Please output every line of the material as it stands, without the pictures.
^^^^
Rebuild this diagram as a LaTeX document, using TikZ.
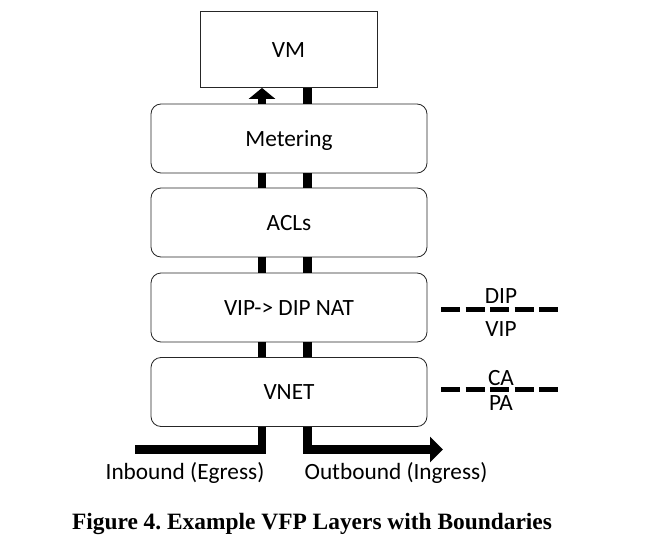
\documentclass[tikz,border=0pt]{standalone}
\usepackage{fontspec}
\setmainfont{Carlito}
\newfontfamily\capfont{Liberation Serif}
\usetikzlibrary{arrows.meta}
\frenchspacing
\begin{document}
\begin{tikzpicture}[x=1pt,y=-1pt,
  txt/.style={font=\fontsize{23.3}{27}\selectfont},
  boxtxt/.style={txt, text height=21pt, text depth=6pt},
  layerbox/.style={boxtxt, draw=black!85, line width=0.8pt, rounded corners=10pt, fill=white,
    minimum width=276pt, minimum height=69pt, inner sep=0pt},
  vmbox/.style={boxtxt, draw=black!85, line width=0.8pt, fill=white,
    minimum width=177pt, minimum height=76pt, inner sep=0pt},
  bar/.style={line width=8.5pt, line join=miter},
  bnd/.style={line width=5pt, dash pattern=on 19pt off 5.5pt},
  lbl/.style={txt, inner sep=0pt, anchor=base},
  captxt/.style={font=\capfont\bfseries\fontsize{23.4}{28}\selectfont, inner sep=0pt, anchor=base}
]
\useasboundingbox (0,0) rectangle (651,546);

\node[vmbox] (vm) at (288.5,49.5) {VM};
\node[layerbox] (met) at (289,138.5) {Metering};
\node[layerbox] (acl) at (289,222.5) {ACLs};
\node[layerbox] (nat) at (289,307.5) {VIP-> DIP NAT};
\node[layerbox] (vnet) at (289,392) {VNET};

\coordinate (L) at (262,0);
\coordinate (R) at (307.5,0);

% vertical bars between layers
\draw[bar, -{Triangle[width=26pt,length=11pt]}] (met.north -| L) -- (vm.south -| L);
\draw[bar] (met.north -| R) -- (vm.south -| R);
\draw[bar] (acl.north -| L) -- (met.south -| L);
\draw[bar] (acl.north -| R) -- (met.south -| R);
\draw[bar] (nat.north -| L) -- (acl.south -| L);
\draw[bar] (nat.north -| R) -- (acl.south -| R);
\draw[bar] (vnet.north -| L) -- (nat.south -| L);
\draw[bar] (vnet.north -| R) -- (nat.south -| R);

% inbound / outbound
\coordinate (inE) at (135,449.5);
\coordinate (outE) at (443,449.5);
\draw[bar] (inE) -- (inE -| L) -- (vnet.south -| L);
\draw[bar, -{Triangle[width=25pt,length=13pt]}] (vnet.south -| R) -- (outE -| R) -- (outE);

\node[lbl] (inlbl) at (185,479) {Inbound (Egress)};
\node[lbl] (outlbl) at (396,479) {Outbound (Ingress)};

% boundaries
\coordinate (b1s) at (441,309);
\coordinate (b1e) at (558,309);
\coordinate (b2s) at (441,389);
\coordinate (b2e) at (558,389);
\draw[bnd] (b1s) -- (b1e);
\draw[bnd] (b2s) -- (b2e);
\node[lbl] (dip) at (501,303.3) {DIP};
\node[lbl] (vip) at (501,336.7) {VIP};
\node[lbl] (ca) at (501,385) {CA};
\node[lbl] (pa) at (501,410) {PA};

\node[captxt] (cap) at (312,529.5) {Figure 4. Example VFP Layers with Boundaries};
\end{tikzpicture}
\end{document}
^^^^
■ Reply to the exercise
Rebuild this diagram as a LaTeX document, using TikZ.
\documentclass[tikz,border=0pt]{standalone}
\usepackage{fontspec}
\setmainfont{Carlito}
\newfontfamily\capfont{Liberation Serif}
\usetikzlibrary{arrows.meta}
\frenchspacing
\begin{document}
\begin{tikzpicture}[x=1pt,y=-1pt,
  txt/.style={font=\fontsize{23.3}{27}\selectfont},
  boxtxt/.style={txt, text height=21pt, text depth=6pt},
  layerbox/.style={boxtxt, draw=black!85, line width=0.8pt, rounded corners=10pt, fill=white,
    minimum width=276pt, minimum height=69pt, inner sep=0pt},
  vmbox/.style={boxtxt, draw=black!85, line width=0.8pt, fill=white,
    minimum width=177pt, minimum height=76pt, inner sep=0pt},
  bar/.style={line width=8.5pt, line join=miter},
  bnd/.style={line width=5pt, dash pattern=on 19pt off 5.5pt},
  lbl/.style={txt, inner sep=0pt, anchor=base},
  captxt/.style={font=\capfont\bfseries\fontsize{23.4}{28}\selectfont, inner sep=0pt, anchor=base}
]
\useasboundingbox (0,0) rectangle (651,546);

\node[vmbox] (vm) at (288.5,49.5) {VM};
\node[layerbox] (met) at (289,138.5) {Metering};
\node[layerbox] (acl) at (289,222.5) {ACLs};
\node[layerbox] (nat) at (289,307.5) {VIP-> DIP NAT};
\node[layerbox] (vnet) at (289,392) {VNET};

\coordinate (L) at (262,0);
\coordinate (R) at (307.5,0);

% vertical bars between layers
\draw[bar, -{Triangle[width=26pt,length=11pt]}] (met.north -| L) -- (vm.south -| L);
\draw[bar] (met.north -| R) -- (vm.south -| R);
\draw[bar] (acl.north -| L) -- (met.south -| L);
\draw[bar] (acl.north -| R) -- (met.south -| R);
\draw[bar] (nat.north -| L) -- (acl.south -| L);
\draw[bar] (nat.north -| R) -- (acl.south -| R);
\draw[bar] (vnet.north -| L) -- (nat.south -| L);
\draw[bar] (vnet.north -| R) -- (nat.south -| R);

% inbound / outbound
\coordinate (inE) at (135,449.5);
\coordinate (outE) at (443,449.5);
\draw[bar] (inE) -- (inE -| L) -- (vnet.south -| L);
\draw[bar, -{Triangle[width=25pt,length=13pt]}] (vnet.south -| R) -- (outE -| R) -- (outE);

\node[lbl] (inlbl) at (185,479) {Inbound (Egress)};
\node[lbl] (outlbl) at (396,479) {Outbound (Ingress)};

% boundaries
\coordinate (b1s) at (441,309);
\coordinate (b1e) at (558,309);
\coordinate (b2s) at (441,389);
\coordinate (b2e) at (558,389);
\draw[bnd] (b1s) -- (b1e);
\draw[bnd] (b2s) -- (b2e);
\node[lbl] (dip) at (501,303.3) {DIP};
\node[lbl] (vip) at (501,336.7) {VIP};
\node[lbl] (ca) at (501,385) {CA};
\node[lbl] (pa) at (501,410) {PA};

\node[captxt] (cap) at (312,529.5) {Figure 4. Example VFP Layers with Boundaries};
\end{tikzpicture}
\end{document}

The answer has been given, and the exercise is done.